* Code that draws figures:
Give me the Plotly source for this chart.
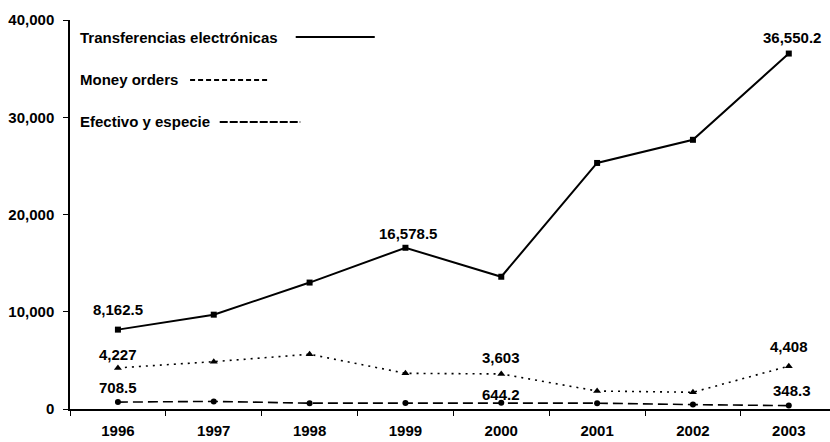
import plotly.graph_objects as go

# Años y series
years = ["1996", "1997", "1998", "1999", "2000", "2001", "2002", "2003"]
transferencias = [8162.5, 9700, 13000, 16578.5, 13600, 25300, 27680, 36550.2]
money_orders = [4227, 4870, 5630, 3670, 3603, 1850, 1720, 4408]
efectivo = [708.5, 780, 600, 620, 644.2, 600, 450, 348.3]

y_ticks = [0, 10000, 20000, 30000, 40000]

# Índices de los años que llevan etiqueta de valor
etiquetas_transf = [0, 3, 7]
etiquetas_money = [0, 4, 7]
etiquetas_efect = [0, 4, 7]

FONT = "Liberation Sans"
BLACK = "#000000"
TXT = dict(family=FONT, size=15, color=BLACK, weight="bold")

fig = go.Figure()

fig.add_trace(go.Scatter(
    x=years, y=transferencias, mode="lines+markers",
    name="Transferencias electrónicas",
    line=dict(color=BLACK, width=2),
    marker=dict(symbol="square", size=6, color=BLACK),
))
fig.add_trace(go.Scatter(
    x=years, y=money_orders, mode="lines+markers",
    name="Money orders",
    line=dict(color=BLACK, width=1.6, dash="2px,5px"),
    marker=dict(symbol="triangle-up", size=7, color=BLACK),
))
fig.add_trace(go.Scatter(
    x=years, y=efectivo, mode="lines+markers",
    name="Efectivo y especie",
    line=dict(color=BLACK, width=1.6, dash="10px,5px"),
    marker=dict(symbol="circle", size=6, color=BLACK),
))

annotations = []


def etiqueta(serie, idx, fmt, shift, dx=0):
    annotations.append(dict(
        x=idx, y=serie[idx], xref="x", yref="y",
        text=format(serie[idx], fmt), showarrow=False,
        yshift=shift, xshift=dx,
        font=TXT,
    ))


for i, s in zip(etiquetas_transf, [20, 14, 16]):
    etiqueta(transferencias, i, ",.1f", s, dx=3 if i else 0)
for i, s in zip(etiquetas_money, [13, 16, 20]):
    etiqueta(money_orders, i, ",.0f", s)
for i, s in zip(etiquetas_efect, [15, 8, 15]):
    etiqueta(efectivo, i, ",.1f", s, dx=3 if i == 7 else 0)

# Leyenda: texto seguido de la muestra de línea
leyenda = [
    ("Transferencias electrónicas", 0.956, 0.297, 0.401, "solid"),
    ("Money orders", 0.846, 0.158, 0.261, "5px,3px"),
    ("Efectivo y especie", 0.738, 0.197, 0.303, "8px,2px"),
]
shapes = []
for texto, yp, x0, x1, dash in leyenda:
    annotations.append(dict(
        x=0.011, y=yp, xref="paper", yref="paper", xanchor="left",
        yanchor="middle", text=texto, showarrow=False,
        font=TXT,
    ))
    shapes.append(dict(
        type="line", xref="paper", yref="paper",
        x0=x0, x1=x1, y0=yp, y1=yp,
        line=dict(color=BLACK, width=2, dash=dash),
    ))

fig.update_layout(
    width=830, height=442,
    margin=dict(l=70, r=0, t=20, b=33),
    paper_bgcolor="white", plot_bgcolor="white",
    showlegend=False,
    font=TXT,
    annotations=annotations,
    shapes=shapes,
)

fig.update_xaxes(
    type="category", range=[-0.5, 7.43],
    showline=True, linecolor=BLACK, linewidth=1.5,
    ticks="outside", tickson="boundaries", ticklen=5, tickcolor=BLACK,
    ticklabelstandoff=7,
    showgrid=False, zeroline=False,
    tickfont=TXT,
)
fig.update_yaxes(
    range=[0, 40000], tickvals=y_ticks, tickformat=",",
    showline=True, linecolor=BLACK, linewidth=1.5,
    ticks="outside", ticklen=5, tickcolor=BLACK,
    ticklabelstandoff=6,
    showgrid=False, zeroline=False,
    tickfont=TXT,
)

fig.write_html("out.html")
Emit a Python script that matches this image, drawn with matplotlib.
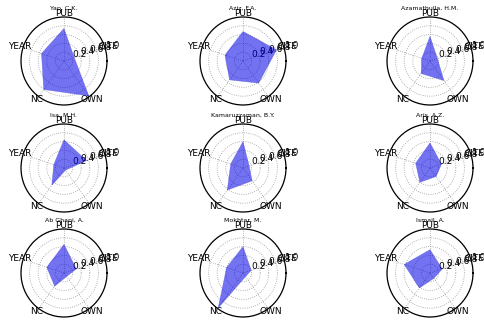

* Aim of the exercise:
Transcribe the whole listing, character for character, but not its images.

* Answer to the task:
Give me the Plotly source for this chart.
import plotly.graph_objects as go

# Años y series
years = ["1996", "1997", "1998", "1999", "2000", "2001", "2002", "2003"]
transferencias = [8162.5, 9700, 13000, 16578.5, 13600, 25300, 27680, 36550.2]
money_orders = [4227, 4870, 5630, 3670, 3603, 1850, 1720, 4408]
efectivo = [708.5, 780, 600, 620, 644.2, 600, 450, 348.3]

y_ticks = [0, 10000, 20000, 30000, 40000]

# Índices de los años que llevan etiqueta de valor
etiquetas_transf = [0, 3, 7]
etiquetas_money = [0, 4, 7]
etiquetas_efect = [0, 4, 7]

FONT = "Liberation Sans"
BLACK = "#000000"
TXT = dict(family=FONT, size=15, color=BLACK, weight="bold")

fig = go.Figure()

fig.add_trace(go.Scatter(
    x=years, y=transferencias, mode="lines+markers",
    name="Transferencias electrónicas",
    line=dict(color=BLACK, width=2),
    marker=dict(symbol="square", size=6, color=BLACK),
))
fig.add_trace(go.Scatter(
    x=years, y=money_orders, mode="lines+markers",
    name="Money orders",
    line=dict(color=BLACK, width=1.6, dash="2px,5px"),
    marker=dict(symbol="triangle-up", size=7, color=BLACK),
))
fig.add_trace(go.Scatter(
    x=years, y=efectivo, mode="lines+markers",
    name="Efectivo y especie",
    line=dict(color=BLACK, width=1.6, dash="10px,5px"),
    marker=dict(symbol="circle", size=6, color=BLACK),
))

annotations = []


def etiqueta(serie, idx, fmt, shift, dx=0):
    annotations.append(dict(
        x=idx, y=serie[idx], xref="x", yref="y",
        text=format(serie[idx], fmt), showarrow=False,
        yshift=shift, xshift=dx,
        font=TXT,
    ))


for i, s in zip(etiquetas_transf, [20, 14, 16]):
    etiqueta(transferencias, i, ",.1f", s, dx=3 if i else 0)
for i, s in zip(etiquetas_money, [13, 16, 20]):
    etiqueta(money_orders, i, ",.0f", s)
for i, s in zip(etiquetas_efect, [15, 8, 15]):
    etiqueta(efectivo, i, ",.1f", s, dx=3 if i == 7 else 0)

# Leyenda: texto seguido de la muestra de línea
leyenda = [
    ("Transferencias electrónicas", 0.956, 0.297, 0.401, "solid"),
    ("Money orders", 0.846, 0.158, 0.261, "5px,3px"),
    ("Efectivo y especie", 0.738, 0.197, 0.303, "8px,2px"),
]
shapes = []
for texto, yp, x0, x1, dash in leyenda:
    annotations.append(dict(
        x=0.011, y=yp, xref="paper", yref="paper", xanchor="left",
        yanchor="middle", text=texto, showarrow=False,
        font=TXT,
    ))
    shapes.append(dict(
        type="line", xref="paper", yref="paper",
        x0=x0, x1=x1, y0=yp, y1=yp,
        line=dict(color=BLACK, width=2, dash=dash),
    ))

fig.update_layout(
    width=830, height=442,
    margin=dict(l=70, r=0, t=20, b=33),
    paper_bgcolor="white", plot_bgcolor="white",
    showlegend=False,
    font=TXT,
    annotations=annotations,
    shapes=shapes,
)

fig.update_xaxes(
    type="category", range=[-0.5, 7.43],
    showline=True, linecolor=BLACK, linewidth=1.5,
    ticks="outside", tickson="boundaries", ticklen=5, tickcolor=BLACK,
    ticklabelstandoff=7,
    showgrid=False, zeroline=False,
    tickfont=TXT,
)
fig.update_yaxes(
    range=[0, 40000], tickvals=y_ticks, tickformat=",",
    showline=True, linecolor=BLACK, linewidth=1.5,
    ticks="outside", ticklen=5, tickcolor=BLACK,
    ticklabelstandoff=6,
    showgrid=False, zeroline=False,
    tickfont=TXT,
)

fig.write_html("out.html")
Emit a Python script that matches this image, drawn with matplotlib.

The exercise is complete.